[Figure scripts]
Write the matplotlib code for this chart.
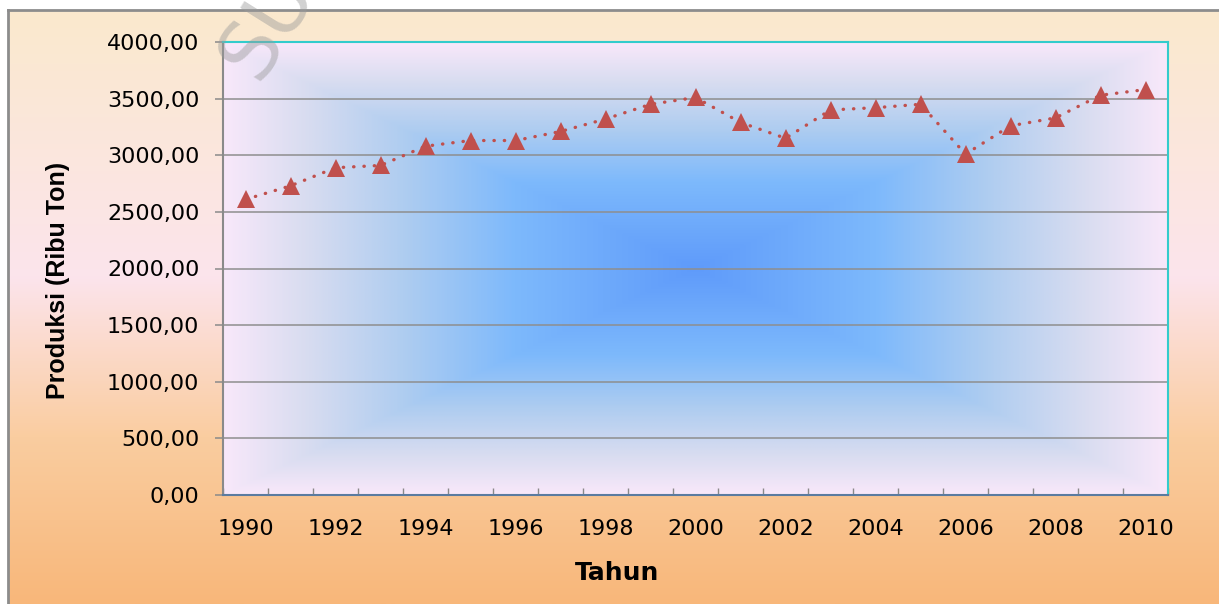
import numpy as np
import matplotlib.pyplot as plt
from matplotlib.colors import LinearSegmentedColormap

# data
years = list(range(1990, 2011))
produksi = [2610, 2730, 2890, 2910, 3080, 3130, 3130, 3210, 3320, 3450, 3510,
            3290, 3150, 3400, 3420, 3450, 3010, 3260, 3330, 3530, 3580]
y_ticks = [0, 500, 1000, 1500, 2000, 2500, 3000, 3500, 4000]
x_labels = [str(y) for y in range(1990, 2011, 2)]

W, H = 1219, 604
fig = plt.figure(figsize=(W / 100, H / 100), dpi=100, facecolor="white")

# outer chart background (vertical gradient)
bg = fig.add_axes([8 / W, 0, 1 - 8 / W, 1 - 10 / H], zorder=-2)
bg_cmap = LinearSegmentedColormap.from_list("bg", [
    (0.0, (250 / 255, 233 / 255, 205 / 255)),
    (0.45, (252 / 255, 228 / 255, 236 / 255)),
    (0.72, (250 / 255, 205 / 255, 160 / 255)),
    (1.0, (248 / 255, 183 / 255, 122 / 255)),
])
grad = np.linspace(0, 1, 256).reshape(-1, 1)
bg.imshow(grad, aspect="auto", cmap=bg_cmap, extent=[0, 1, 0, 1], origin="upper")
bg.set_xlim(0, 1)
bg.set_ylim(0, 1)
bg.set_xticks([])
bg.set_yticks([])
for s in ["right", "bottom"]:
    bg.spines[s].set_visible(False)
for s in ["top", "left"]:
    bg.spines[s].set_color("#8c8c8c")
    bg.spines[s].set_linewidth(2)

# plot area
ax = fig.add_axes([223 / W, (H - 495) / H, 945 / W, 453 / H])
pa_cmap = LinearSegmentedColormap.from_list("pa", [
    (0.0, (95 / 255, 155 / 255, 250 / 255)),
    (0.38, (125 / 255, 185 / 255, 252 / 255)),
    (0.62, (175 / 255, 205 / 255, 240 / 255)),
    (0.82, (215 / 255, 220 / 255, 240 / 255)),
    (1.0, (248 / 255, 232 / 255, 250 / 255)),
])
u, v = np.meshgrid(np.linspace(-1, 1, 400), np.linspace(-1, 1, 300))
cheb = np.maximum(np.abs(u), np.abs(v))
ax.imshow(cheb, aspect="auto", cmap=pa_cmap, extent=[0, 1, 0, 1],
          transform=ax.transAxes, zorder=0, interpolation="bilinear")

ax.set_xlim(1989.5, 2010.5)
ax.set_ylim(0, 4000)
ax.set_yticks(y_ticks)
ax.set_yticklabels(["%d,00" % t for t in y_ticks])
ax.yaxis.grid(True, color="#8e8e8e", linewidth=1.1, zorder=1)
ax.set_axisbelow(True)

ax.set_xticks(range(1990, 2011, 2))
ax.set_xticklabels(x_labels)
ax.set_xticks(np.arange(1989.5, 2011, 1), minor=True)
ax.tick_params(axis="x", which="major", length=0, pad=17, labelsize=16)
ax.tick_params(axis="x", which="minor", direction="in", length=5, color="#8a8a8a", width=1)
ax.tick_params(axis="y", length=6, color="#8a8a8a", width=1.1, pad=11, labelsize=16)

ax.spines["top"].set_color("#33cccc")
ax.spines["right"].set_color("#33cccc")
ax.spines["left"].set_color("#8a8a8a")
ax.spines["bottom"].set_color("#5b7ba0")
for s in ax.spines.values():
    s.set_linewidth(1.5)

ax.plot(years, produksi, color="#c0504d", linewidth=2.4, linestyle=(0, (0.1, 3.0)),
        dash_capstyle="round", marker="^", markersize=13, markeredgewidth=0, zorder=3)

fig.text(617 / W, 1 - 573 / H, "Tahun", ha="center", va="center",
         fontsize=18, fontweight="bold")
fig.text(58 / W, 1 - 280 / H, "Produksi (Ribu Ton)", ha="center", va="center",
         rotation=90, fontsize=18, fontweight="bold", family="Liberation Sans")

# watermark
fig.text(258 / W, 1 - 82 / H, "SU", rotation=58, rotation_mode="anchor",
         ha="left", va="baseline", fontsize=58, color="#9a9a9a", alpha=0.45)

fig.savefig("out.png", dpi=100, facecolor="white")
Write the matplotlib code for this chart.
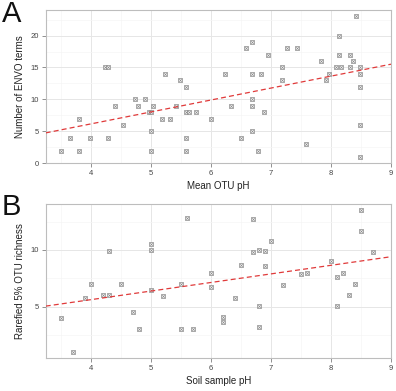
import matplotlib
matplotlib.use("Agg")
import matplotlib.pyplot as plt
import numpy as np

# -------------------- Data --------------------

# Panel A: mean OTU pH vs number of ENVO terms
ph_a = [3.5, 3.66, 3.8, 3.8, 3.98, 4.23, 4.29, 4.29, 4.4, 4.53, 4.74, 4.79,
        4.91, 4.97, 5.0, 5.04, 5.0, 5.0, 5.19, 5.24, 5.32, 5.42, 5.49, 5.59,
        5.59, 5.64, 5.59, 5.59, 5.75, 6.01, 6.24, 6.34, 6.51, 6.59, 6.69, 6.69,
        6.69, 6.69, 6.69, 6.79, 6.83, 6.89, 6.95, 7.19, 7.19, 7.27, 7.44, 7.59,
        7.84, 7.91, 7.96, 8.09, 8.13, 8.13, 8.17, 8.31, 8.31, 8.36, 8.42, 8.49,
        8.49, 8.49, 8.49, 8.49]
envo_a = [2, 4, 7, 2, 4, 15, 15, 4, 9, 6, 10, 9,
          10, 8, 8, 9, 5, 2, 7, 14, 7, 9, 13, 12,
          8, 8, 4, 2, 8, 7, 14, 9, 4, 18, 19, 14,
          10, 9, 5, 2, 14, 8, 17, 15, 13, 18, 18, 3,
          16, 13, 14, 15, 20, 17, 15, 17, 15, 16, 23, 15,
          14, 12, 6, 1]

# Panel B: soil sample pH vs rarefied 5% OTU richness
ph_b = [3.5, 3.7, 3.9, 4.0, 4.2, 4.3, 4.3, 4.5, 4.7, 4.8, 5.0, 5.0, 5.0,
        5.2, 5.5, 5.5, 5.6, 5.7, 6.0, 6.0, 6.2, 6.2, 6.4, 6.5, 6.7, 6.7,
        6.8, 6.8, 6.8, 6.9, 6.9, 7.0, 7.2, 7.5, 7.6, 8.0, 8.1, 8.1, 8.2,
        8.3, 8.4, 8.5, 8.5, 8.7]
rich_b = [4.0, 1.0, 5.8, 7.0, 6.0, 9.9, 6.0, 7.0, 4.55, 3.05, 10.5, 10.0, 6.5,
          5.9, 7.0, 3.05, 12.85, 3.05, 8.0, 6.75, 4.1, 3.65, 5.75, 8.7, 12.7, 9.82,
          10.0, 5.06, 3.24, 9.95, 8.62, 10.8, 6.9, 7.9, 8.0, 9.05, 7.65, 5.06, 7.95,
          6.05, 7.0, 13.5, 11.7, 9.85]

xticks = [4, 5, 6, 7, 8, 9]

plt.rcParams['font.family'] = ['Liberation Sans', 'DejaVu Sans']

W, H = 396, 391
fig = plt.figure(figsize=(W / 100, H / 100), dpi=100)


def panel(box, x, y, xlabel, ylabel, ylim, yticks, letter, letter_y):
    l, t, r, b = box
    ax = fig.add_axes([l / W, 1 - b / H, (r - l) / W, (b - t) / H])
    ax.set_facecolor('white')
    ax.set_xlim(3.25, 9)
    ax.set_xticks(xticks)
    ax.set_yticks(yticks)
    ax.set_xticks(np.arange(3.5, 9, 1), minor=True)
    step = yticks[1] - yticks[0]
    ax.set_yticks([v - step / 2 for v in yticks + [yticks[-1] + step]], minor=True)
    ax.set_ylim(*ylim)
    ax.grid(True, which='major', color='#e6e6e6', lw=0.7)
    ax.grid(True, which='minor', color='#f5f5f5', lw=0.5)
    ax.set_axisbelow(True)
    for s in ax.spines.values():
        s.set_color('#bdbdbd')
        s.set_linewidth(0.8)
    ax.tick_params(which='major', length=3, width=0.6, color='#7f7f7f',
                   labelsize=5.5, labelcolor='#444444', pad=2)
    ax.tick_params(which='minor', length=0)

    ax.scatter(x, y, marker='s', s=10, facecolors='#f2f2f2', edgecolors='#8a8a8a',
               linewidths=0.5, zorder=3)
    ax.scatter(x, y, marker='x', s=5, color='#8a8a8a', linewidths=0.4, zorder=3)

    # least squares fit, dashed red
    k, c = np.polyfit(x, y, 1)
    xs = np.array([3.25, 9])
    ax.plot(xs, k * xs + c, ls=(0, (4, 2.5)), color='#e03a3a', lw=0.9, zorder=4)

    ax.set_xlabel(xlabel, fontsize=7, color='#222222', labelpad=3)
    ax.set_ylabel(ylabel, fontsize=7, color='#222222', labelpad=4)
    fig.text(2 / W, 1 - letter_y / H, letter, fontsize=21, va='top', ha='left',
             color='#111111')
    return ax


panel((45.7, 10, 391, 163.3), ph_a, envo_a, 'Mean OTU pH', 'Number of ENVO terms',
      (0, 24), [0, 5, 10, 15, 20], 'A', 0)
panel((45.7, 204.3, 391, 358), ph_b, rich_b, 'Soil sample pH', 'Rarefied 5% OTU richness',
      (0.47, 14.03), [5, 10], 'B', 193)

fig.savefig('out.png', dpi=100)
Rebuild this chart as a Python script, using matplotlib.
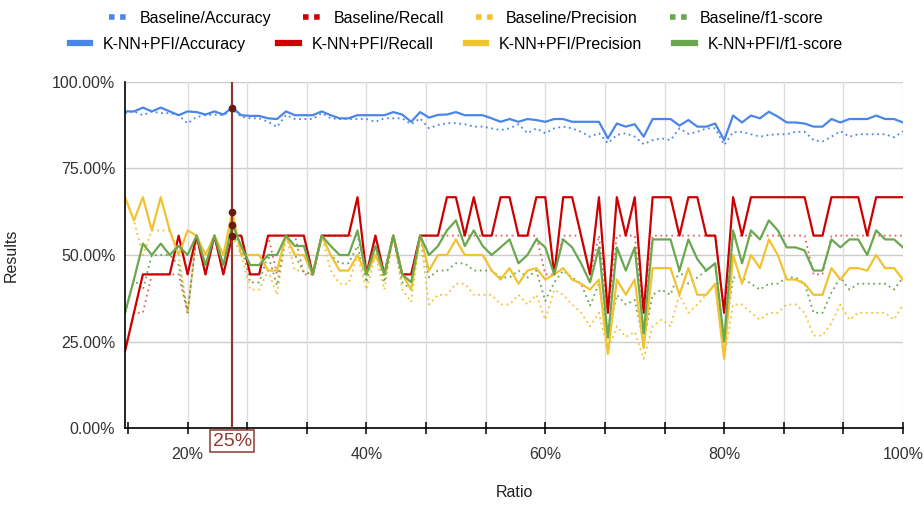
import numpy as np
import matplotlib
matplotlib.use("Agg")
import matplotlib.pyplot as plt
from matplotlib.lines import Line2D
from matplotlib.transforms import blended_transform_factory

plt.rcParams['font.family'] = ['Liberation Sans', 'DejaVu Sans']

# ratio (%) of the x axis
ratio = list(range(13, 101))

# K-NN+PFI results (%)
knn_accuracy = [91.5, 91.5, 92.6, 91.5, 92.6, 91.5, 90.4, 91.5, 91.3, 90.6, 91.5, 90.6, 92.6, 90.4, 90.2,
                90.2, 89.5, 89.3, 91.5, 90.4, 90.4, 90.4, 91.5, 90.4, 89.5, 89.5, 90.4, 90.4, 90.4,
                90.4, 91.3, 90.6, 88.5, 91.3, 89.7, 90.5, 90.6, 91.3, 90.4, 90.4, 90.4, 89.5, 88.5, 89.3,
                88.5, 89.3, 89.0, 88.5, 89.3, 89.3, 88.5, 88.5, 88.5, 88.5, 83.7, 88.0, 87.1, 87.8, 84.2,
                89.3, 89.3, 89.3, 87.4, 89.0, 87.1, 87.1, 88.0, 83.2, 90.3, 88.3, 90.3, 89.5, 91.4,
                90.0, 88.3, 88.3, 88.0, 87.1, 87.1, 89.3, 88.3, 89.3, 89.3, 89.3, 90.3, 89.3, 89.3, 88.3]
knn_recall = [22.2, 33.3, 44.4, 44.4, 44.4, 44.4, 55.6, 44.4, 55.6, 44.4, 55.6, 44.4, 55.6, 55.6, 44.4,
              44.4, 55.6, 55.6, 55.6, 55.6, 55.6, 44.4, 55.6, 55.6, 55.6, 55.6, 66.7, 44.4, 55.6,
              44.4, 55.6, 44.4, 44.4, 55.6, 55.6, 55.6, 66.7, 66.7, 55.6, 66.7, 55.6, 55.6, 66.7, 66.7,
              55.6, 55.6, 66.7, 66.7, 44.4, 66.7, 66.7, 55.6, 44.4, 66.7, 33.3, 66.7, 55.6, 66.7, 33.3,
              66.7, 66.7, 66.7, 55.6, 66.7, 66.7, 55.6, 55.6, 33.3, 66.7, 55.6, 66.7, 66.7, 66.7,
              66.7, 66.7, 66.7, 66.7, 55.6, 55.6, 66.7, 66.7, 66.7, 66.7, 55.6, 66.7, 66.7, 66.7, 66.7]
knn_precision = [66.7, 60.0, 66.7, 57.1, 66.7, 57.1, 50.0, 57.1, 55.6, 50.0, 55.6, 50.0, 62.5, 50.0, 50.0,
                 50.0, 45.5, 45.5, 55.6, 50.0, 50.0, 44.4, 55.6, 50.0, 45.5, 45.5, 50.0, 44.4, 50.0,
                 44.4, 55.6, 44.4, 40.0, 55.6, 45.5, 50.0, 50.0, 54.5, 50.0, 50.0, 50.0, 45.5, 42.9, 46.2,
                 41.7, 45.5, 46.2, 42.9, 44.4, 46.2, 42.9, 41.7, 40.0, 42.9, 21.4, 42.9, 38.5, 42.9, 23.1,
                 46.2, 46.2, 46.2, 38.5, 46.2, 38.5, 38.5, 41.7, 20.0, 50.0, 41.7, 50.0, 46.2, 54.5,
                 50.0, 42.9, 42.9, 41.7, 38.5, 38.5, 46.2, 42.9, 46.2, 46.2, 45.5, 50.0, 46.2, 46.2, 42.9]
knn_f1 = [33.3, 42.9, 53.3, 50.0, 53.3, 50.0, 52.6, 50.0, 55.6, 47.1, 55.6, 47.1, 58.8, 52.6, 47.1,
          47.1, 50.0, 50.0, 55.6, 52.6, 52.6, 44.4, 55.6, 52.6, 50.0, 50.0, 57.1, 44.4, 52.6,
          44.4, 55.6, 44.4, 42.1, 55.6, 50.0, 52.6, 57.1, 60.0, 52.6, 57.1, 52.6, 50.0, 52.2, 54.5,
          47.6, 50.0, 54.5, 52.2, 44.4, 54.5, 52.2, 47.6, 42.1, 52.2, 26.1, 52.2, 45.5, 52.2, 27.3,
          54.5, 54.5, 54.5, 45.5, 54.5, 48.8, 45.5, 47.6, 25.0, 57.1, 47.6, 57.1, 54.5, 60.0,
          57.1, 52.2, 52.2, 51.3, 45.5, 45.5, 54.5, 52.2, 54.5, 54.5, 50.0, 57.1, 54.5, 54.5, 52.2]

# Baseline results (%)
base_accuracy = [91.0, 91.5, 90.4, 91.5, 91.0, 91.0, 90.4, 88.0, 89.9, 90.4, 90.6, 90.4, 92.0, 90.0, 89.5,
                 89.5, 88.5, 87.0, 90.5, 89.3, 89.3, 89.3, 91.0, 89.5, 89.3, 89.3, 89.3, 89.3, 88.5,
                 89.5, 89.5, 89.5, 87.8, 89.5, 86.6, 87.6, 88.1, 88.1, 87.8, 87.1, 87.1, 86.6, 86.1, 86.6,
                 87.8, 85.2, 86.6, 85.2, 86.6, 87.1, 86.6, 85.6, 84.2, 85.2, 82.3, 84.7, 85.2, 84.2, 82.0,
                 83.2, 83.7, 83.2, 86.6, 85.0, 85.6, 86.6, 86.6, 81.8, 85.5, 85.6, 84.9, 84.2, 84.7,
                 84.9, 84.9, 85.6, 85.6, 83.2, 82.8, 84.2, 85.8, 84.2, 84.9, 84.9, 84.9, 84.9, 84.0, 85.8]
base_recall = [22.2, 33.3, 33.3, 44.4, 44.4, 44.4, 44.4, 33.3, 55.6, 44.4, 55.6, 44.4, 55.6, 55.6, 44.4,
               44.4, 55.6, 44.4, 55.6, 55.6, 44.4, 44.4, 55.6, 55.6, 55.6, 55.6, 55.6, 44.4, 55.6,
               44.4, 55.6, 44.4, 44.4, 55.6, 55.6, 55.6, 55.6, 55.6, 55.6, 55.6, 55.6, 55.6, 55.6, 55.6,
               55.6, 55.6, 55.6, 44.4, 44.4, 55.6, 55.6, 55.6, 44.4, 55.6, 33.3, 55.6, 55.6, 55.6, 33.3,
               55.6, 55.6, 55.6, 55.6, 55.6, 55.6, 55.6, 55.6, 33.3, 55.6, 55.6, 55.6, 55.6, 55.6,
               55.6, 55.6, 55.6, 55.6, 44.4, 44.4, 55.6, 55.6, 55.6, 55.6, 55.6, 55.6, 55.6, 55.6, 55.6]
base_precision = [66.7, 60.0, 50.0, 57.1, 57.1, 57.1, 50.0, 33.3, 55.6, 50.0, 55.6, 50.0, 55.6, 50.0, 40.0,
                  40.0, 45.5, 38.5, 55.6, 45.5, 45.5, 44.4, 55.6, 45.5, 41.7, 41.7, 50.0, 40.0, 50.0,
                  40.0, 55.6, 40.0, 36.4, 55.6, 35.7, 38.5, 38.5, 41.7, 41.7, 38.5, 38.5, 38.5, 35.7, 35.7,
                  38.5, 35.7, 38.5, 31.3, 40.0, 38.5, 35.7, 33.3, 29.4, 33.3, 22.2, 29.4, 26.3, 27.8, 20.0,
                  29.4, 31.3, 29.4, 38.5, 33.3, 35.7, 38.5, 41.7, 20.0, 35.7, 35.7, 33.3, 31.3, 33.3,
                  33.3, 35.7, 35.7, 33.3, 26.7, 26.7, 30.3, 35.7, 31.3, 33.3, 33.3, 33.3, 33.3, 31.3, 35.7]
base_f1 = [33.3, 42.9, 40.0, 50.0, 50.0, 50.0, 47.1, 33.3, 55.6, 47.1, 55.6, 47.1, 55.6, 52.6, 42.1,
           42.1, 50.0, 41.2, 55.6, 50.0, 45.0, 44.4, 55.6, 50.0, 47.6, 47.6, 52.6, 42.1, 52.6,
           42.1, 55.6, 42.1, 40.0, 55.6, 43.5, 45.5, 45.5, 47.6, 47.6, 45.5, 45.5, 45.5, 43.5, 43.5,
           45.5, 43.5, 45.5, 36.7, 42.1, 45.5, 43.5, 41.7, 35.4, 41.7, 26.7, 38.5, 35.7, 37.0, 25.0,
           38.5, 40.0, 38.5, 45.5, 41.7, 43.5, 45.5, 47.6, 25.0, 43.5, 43.5, 41.7, 40.0, 41.7,
           41.7, 43.5, 43.5, 41.7, 33.3, 33.3, 39.2, 43.5, 40.0, 41.7, 41.7, 41.7, 41.7, 40.0, 43.5]

marker_ratio = 25

BLUE = "#4a86e8"
RED = "#cc0000"
RED_LIGHT = "#e06666"
YELLOW = "#f1c232"
GREEN = "#6aa84f"
BROWN = "#8c3b32"
DOTS = (0, (1, 2))
FS = 11.5

fig = plt.figure(figsize=(9.24, 5.05), dpi=100)
ax = fig.add_axes([125/924, 77/505, 778/924, 346/505])

# baseline (dotted) first, K-NN (solid) on top
ax.plot(ratio, base_accuracy, color=BLUE, lw=1.3, ls=DOTS)
ax.plot(ratio, base_recall, color=RED_LIGHT, lw=1.3, ls=DOTS)
ax.plot(ratio, base_precision, color=YELLOW, lw=1.3, ls=DOTS)
ax.plot(ratio, base_f1, color=GREEN, lw=1.3, ls=DOTS)
ax.plot(ratio, knn_accuracy, color=BLUE, lw=1.6)
ax.plot(ratio, knn_recall, color=RED, lw=1.6)
ax.plot(ratio, knn_precision, color=YELLOW, lw=1.6)
ax.plot(ratio, knn_f1, color=GREEN, lw=1.6)

# vertical marker at 25%
i25 = ratio.index(marker_ratio)
ax.axvline(marker_ratio, color=BROWN, lw=1.6, zorder=5)
ax.plot([marker_ratio] * 4,
        [knn_accuracy[i25], knn_precision[i25], knn_f1[i25], knn_recall[i25]],
        'o', color="#6b1a10", ms=4.5, zorder=6)
trans = blended_transform_factory(ax.transData, ax.transAxes)
ax.text(marker_ratio, -0.038, f"{marker_ratio}%", transform=trans, ha='center', va='center',
        fontsize=14, color=BROWN, clip_on=False, zorder=7,
        bbox=dict(boxstyle='square,pad=0.12', fc='white', ec=BROWN, lw=1.1))

# axes
ax.set_xlim(13, 100)
ax.set_ylim(0, 100)
ax.set_xticks([20, 40, 60, 80, 100])
ax.set_xticklabels(["20%", "40%", "60%", "80%", "100%"])
minor = [13.33 + 6.667 * k for k in range(14)]
ax.set_xticks([m for m in minor if round(m) % 20 != 0 and m <= 100.1], minor=True)
ax.set_yticks([0, 25, 50, 75, 100])
ax.set_yticklabels(["0.00%", "25.00%", "50.00%", "75.00%", "100.00%"])
ax.tick_params(axis='x', which='both', direction='inout', length=9, width=1.1, pad=9,
               labelsize=FS, labelcolor="#333333")
ax.tick_params(axis='y', length=0, pad=7, labelsize=FS, labelcolor="#333333")

for v in [25, 50, 75, 100]:
    ax.axhline(v, color="#cccccc", lw=1.0, zorder=0)
for m in minor:
    if 13.5 < m <= 100.1:
        ax.axvline(m, color="#dddddd", lw=1.0, zorder=0)

for s in ['top', 'right']:
    ax.spines[s].set_visible(False)
ax.spines['left'].set_color('black')
ax.spines['bottom'].set_color('black')
ax.spines['left'].set_linewidth(1.2)
ax.spines['bottom'].set_linewidth(1.2)

ax.set_xlabel("Ratio", fontsize=FS, color="#222222", labelpad=17)
ax.set_ylabel("Results", fontsize=FS, color="#222222", labelpad=24)

# legend, two centred rows
row1 = [Line2D([], [], color=BLUE, lw=4, ls=(0, (1, 1))),
        Line2D([], [], color=RED, lw=4, ls=(0, (1, 1))),
        Line2D([], [], color=YELLOW, lw=4, ls=(0, (1, 1))),
        Line2D([], [], color=GREEN, lw=4, ls=(0, (1, 1)))]
row2 = [Line2D([], [], color=BLUE, lw=4.5),
        Line2D([], [], color=RED, lw=4.5),
        Line2D([], [], color=YELLOW, lw=4.5),
        Line2D([], [], color=GREEN, lw=4.5)]
labels1 = ["Baseline/Accuracy", "Baseline/Recall", "Baseline/Precision", "Baseline/f1-score"]
labels2 = ["K-NN+PFI/Accuracy", "K-NN+PFI/Recall", "K-NN+PFI/Precision", "K-NN+PFI/f1-score"]
fig.legend(row1, labels1, loc='center', bbox_to_anchor=(0.505, 0.964), ncol=4,
           frameon=False, fontsize=FS, handlelength=1.1, columnspacing=2.0,
           handletextpad=0.8)
fig.legend(row2, labels2, loc='center', bbox_to_anchor=(0.494, 0.912), ncol=4,
           frameon=False, fontsize=FS, handlelength=1.3, columnspacing=2.0,
           handletextpad=0.8)

fig.savefig("out.png", dpi=100)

### Work to do
Copy exactly the stretch of lines from the one containing "Rebuild this chart" through the one containing "ratio = list(range(13, 101))", both included. Leave out any pictures.

### Result
Rebuild this chart as a Python script, using matplotlib.
import numpy as np
import matplotlib
matplotlib.use("Agg")
import matplotlib.pyplot as plt
from matplotlib.lines import Line2D
from matplotlib.transforms import blended_transform_factory

plt.rcParams['font.family'] = ['Liberation Sans', 'DejaVu Sans']

# ratio (%) of the x axis
ratio = list(range(13, 101))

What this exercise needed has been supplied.